Both AP and UPI wire services report that Jim Thorpe’s sons plan on suing the Borough of Jim Thorpe, PA to have his remains removed from the town that now bears his name to the graveyard near Shawnee, OK in which Thorpe’s father and other relatives are buried. Jim’s youngest son, Jack, is quoted as saying, “According to Sac and Fox tradition, Dad’s soul will never be at peace until his body is laid to rest, after an appropriate ceremony, back here in his home. Until then, his soul is doomed to wander. We must have him back.”
According to the UPI, Thorpe wanted to be buried in the Oklahoma cemetery with his relatives but, at the time of his death, his family didn’t have the resources to build what his widow thought to be a proper monument to her late husband and the governor of Oklahoma declined to provide to necessary funding. Mrs. Thorpe then negotiated an arrangement in which the boroughs of Mauch Chunk and East Mauch Chunk, two towns in which Big Jim never set foot, would merge and be renamed after the football star. They were also to build an appropriate monument. According to all accounts both sides lived up to the agreement, but the expected tourist interest never materialized.
The attorney representing the Thorpe family plans to file a law suit in Federal Court in Philadelphia later this month under the 1990 Native American Graves Protection and Repatriation Act. That act requires that federal agencies and institutions that get federal funding return American Indian remains to their families or tribes. I suspect that this law was intended to deal with bones and artifacts that graverobbers sold or gave to museums, schools or government agencies, not for agreements freely entered into. This is a tough case because there are no bad guys. The question I have is: who would suffer most if his remains are not returned to the family?

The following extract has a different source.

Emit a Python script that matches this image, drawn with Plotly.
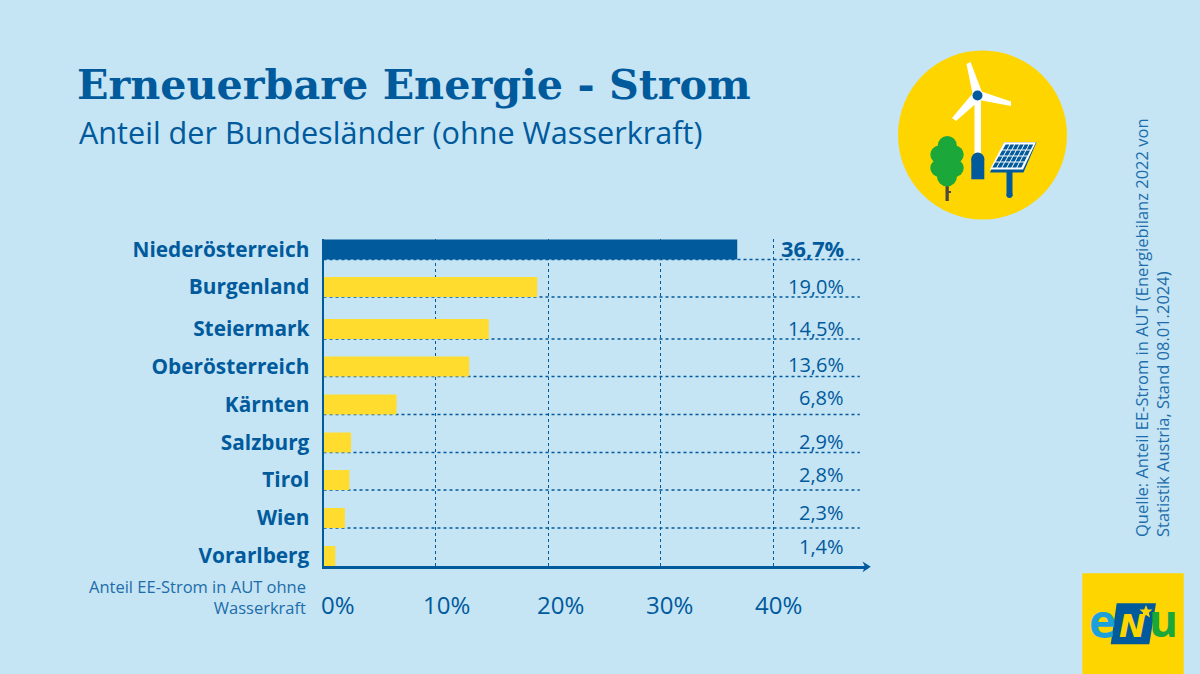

Perhaps Bob Wheeler, the author of the definitive Jim Thorpe biography, can shed more light on this.
Tags: Bob Wheeler, Mauch Chunk, Native American Graves Protection and Repatriation Act
November 9, 2009 at 1:25 pm |
The sad fact is that it appears that Jack won’t let his father rest in peace.
We in JT have given Mr. Thorpe a fiiting resting place. He is given the attention he deserves and is honored several times a year. Citizens of JT have pushed for statues, a hall of fame, etc.
Yes, he never set foot here in life, but has he ever been so warmly regarded anywhere else during his lifetime as he has been since he was laid to rest here in Od Mauch Chunk?
Let your father rest in peace Jack, right here where he has been for more than 50 years. We took him in, took his name and have revered him ever since, that’s a lot more than can be said of Oklahoma, et. al.